Jika prosesi khitbah telah mendapatkan jawaban maka langkah selanjutnya adalah akad nikah yakni prosesi tersakral dan terinti yang membuat sepasang manusia yang tadinya asing menjadi satu, menjadi sah dalam ikatan pernikahan yang halal dimana mempelai pria akan mengucapkan ijab qabul terhadap wali dari mempelai wanita dan akan ditentukan dengan pengesahan dari seluruh saksi serta diakhiri dengan doa ataupun makan-makan bersama sebagai bentuk syukur atas keberhasilan aqad nikah. Sebelum prosesi akad tentunya perlu diadakan rapat atau musyawarah kedua belah pihak keluarga untuk mempersiapkan dan menyesuaikan adat dan teknis dari aqad nikah.

Walimah

Walimatul ‘urus adalah sebuah resepsi atau pesta pernikahan yang dilakukan sebagai bentuk syukur dan berbagi kebahagiaan dengan mengundang saudara dan teman lainnya. Meskipun begitu cara dan kemewahan dari resepsi ini disesuaikan dengan kemampuan keluarga dari kedua mempelai.
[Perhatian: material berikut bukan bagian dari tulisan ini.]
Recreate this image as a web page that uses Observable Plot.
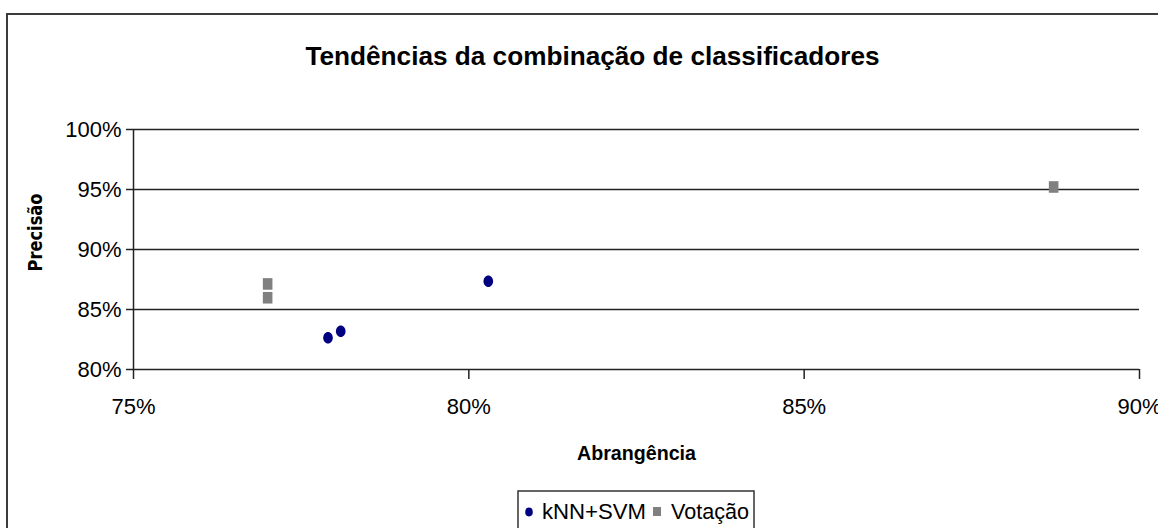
<!DOCTYPE html>
<html>
<head>
<meta charset="utf-8">
<script src="https://cdn.jsdelivr.net/npm/d3@7"></script>
<script src="https://cdn.jsdelivr.net/npm/@observablehq/plot@0.6"></script>
<style>
  html, body { margin: 0; padding: 0; background: #fff; }
  #wrap { position: relative; width: 1158px; height: 528px; overflow: hidden; background: #fff; }
  #wrap svg.main { position: absolute; left: 0; top: 0; }
  #border { position: absolute; left: 6px; top: 13px; width: 1200px; height: 600px; border: 2px solid #3c3c3c; pointer-events: none; }
  #legend { position: absolute; left: 517px; top: 490px; }
</style>
</head>
<body>
<div id="wrap"></div>
<script>
// ---- data ----
const title = "Tendências da combinação de classificadores";
const xLabel = "Abrangência";
const yLabel = "Precisão";
const seriesNames = ["kNN+SVM", "Votação"];
const knnRecall = [77.90, 78.09, 80.29];
const knnPrecision = [82.64, 83.19, 87.36];
const votoRecall = [77.00, 77.00, 88.72];
const votoPrecision = [87.13, 85.98, 95.21];
const xTicks = [75, 80, 85, 90];
const yTicks = [80, 85, 90, 95, 100];

const knn = knnRecall.map((x, i) => ({x, y: knnPrecision[i]}));
const voto = votoRecall.map((x, i) => ({x, y: votoPrecision[i]}));

// custom symbols (slightly tall marks as in the reference)
const ellipseSym = {
  draw(ctx) {
    const rx = 4.8, ry = 5.8, k = 0.5523;
    ctx.moveTo(rx, 0);
    ctx.bezierCurveTo(rx, ry * k, rx * k, ry, 0, ry);
    ctx.bezierCurveTo(-rx * k, ry, -rx, ry * k, -rx, 0);
    ctx.bezierCurveTo(-rx, -ry * k, -rx * k, -ry, 0, -ry);
    ctx.bezierCurveTo(rx * k, -ry, rx, -ry * k, rx, 0);
    ctx.closePath();
  }
};
const rectSym = {
  draw(ctx) {
    const w = 4.8, h = 5.8;
    ctx.moveTo(-w, -h); ctx.lineTo(w, -h); ctx.lineTo(w, h); ctx.lineTo(-w, h); ctx.closePath();
  }
};

const pct = d => d + "%";
const font = "'Liberation Sans', Arial, sans-serif";

const chart = Plot.plot({
  width: 1158,
  height: 528,
  marginLeft: 133,
  marginRight: 19,
  marginTop: 129,
  marginBottom: 159,
  style: {fontFamily: font, fontSize: "22px", color: "#000", background: "transparent", overflow: "visible"},
  x: {domain: [75, 90]},
  y: {domain: [80, 100]},
  marks: [
    Plot.gridY(yTicks.slice(1), {stroke: "#222", strokeOpacity: 1, strokeWidth: 1.5}),
    Plot.ruleY([80], {stroke: "#222", strokeWidth: 1.5}),
    Plot.ruleX([75], {y1: 80, y2: 100, stroke: "#222", strokeWidth: 1.5}),
    Plot.axisY(yTicks, {tickSize: 7, tickPadding: 5, tickFormat: pct, label: null, stroke: "#222", strokeWidth: 1.5}),
    Plot.axisX(xTicks, {tickSize: 10, tickPadding: 19, tickFormat: pct, label: null, stroke: "#222", strokeWidth: 1.5}),
    Plot.dot(voto, {x: "x", y: "y", symbol: rectSym, r: 5, fill: "#808080", stroke: null}),
    Plot.dot(knn, {x: "x", y: "y", symbol: ellipseSym, r: 5, fill: "#000080", stroke: null}),
    Plot.text([title], {frameAnchor: "top", dx: -44, dy: -73, lineAnchor: "middle", fontSize: 26, fontWeight: "bold", fill: "#000"}),
    Plot.text([xLabel], {frameAnchor: "bottom", dy: 84, lineAnchor: "middle", fontSize: 21, fontWeight: "bold", fill: "#000"}),
    Plot.text([yLabel], {frameAnchor: "left", textAnchor: "middle", dx: -98, dy: -17, rotate: -90, lineAnchor: "middle", fontSize: 20, fontWeight: "bold", fill: "#000", fontFamily: "'DejaVu Sans Condensed', 'DejaVu Sans', sans-serif"})
  ]
});
chart.classList.add("main");

const wrap = document.getElementById("wrap");
wrap.appendChild(chart);

// compress titles to the reference widths
const targetWidths = {[title]: 574, [xLabel]: 119, [yLabel]: 78};
chart.querySelectorAll("text").forEach(t => {
  const w = targetWidths[t.textContent];
  if (w) { t.setAttribute("textLength", w); t.setAttribute("lengthAdjust", "spacingAndGlyphs"); }
});

// border of the chart area
const border = document.createElement("div");
border.id = "border";
wrap.appendChild(border);

// legend
const ns = "http://www.w3.org/2000/svg";
const leg = document.createElementNS(ns, "svg");
leg.setAttribute("id", "legend");
leg.setAttribute("width", 240);
leg.setAttribute("height", 40);
leg.style.fontFamily = font;
const box = document.createElementNS(ns, "rect");
box.setAttribute("x", 1); box.setAttribute("y", 1);
box.setAttribute("width", 236); box.setAttribute("height", 60);
box.setAttribute("fill", "none"); box.setAttribute("stroke", "#333"); box.setAttribute("stroke-width", 1.5);
leg.appendChild(box);
const c = document.createElementNS(ns, "ellipse");
c.setAttribute("cx", 12); c.setAttribute("cy", 22); c.setAttribute("rx", 3.8); c.setAttribute("ry", 4.4);
c.setAttribute("fill", "#000080");
leg.appendChild(c);
const sq = document.createElementNS(ns, "rect");
sq.setAttribute("x", 136); sq.setAttribute("y", 17); sq.setAttribute("width", 8); sq.setAttribute("height", 9);
sq.setAttribute("fill", "#808080");
leg.appendChild(sq);
[[25, seriesNames[0], 104], [154, seriesNames[1], 78]].forEach(([x, s, w]) => {
  const t = document.createElementNS(ns, "text");
  t.setAttribute("x", x); t.setAttribute("y", 29);
  t.setAttribute("font-size", 22);
  t.setAttribute("textLength", w);
  t.setAttribute("lengthAdjust", "spacingAndGlyphs");
  t.textContent = s;
  leg.appendChild(t);
});
wrap.appendChild(leg);
</script>
</body>
</html>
Rasulullah shallallaahu ‘alaihi wa sallam bersabda:

”Selenggarakanlah walimah meskipun hanya dengan menyembelih seekor kambing” (HR al-Bukhari, Muslim, Abu Dawud, an-Nasa’i, at-Tirmidzi, Ahmad, ath-Thayalisi dan lainnya)

Malam Pertama / Bersenggama

Setelah sah menjadi sepasang suami istri maka diwajibkan bagi mereka untuk melakukan hubungan suami istri dengan ketentuan-ketentuan yang ada dalam agama Islam.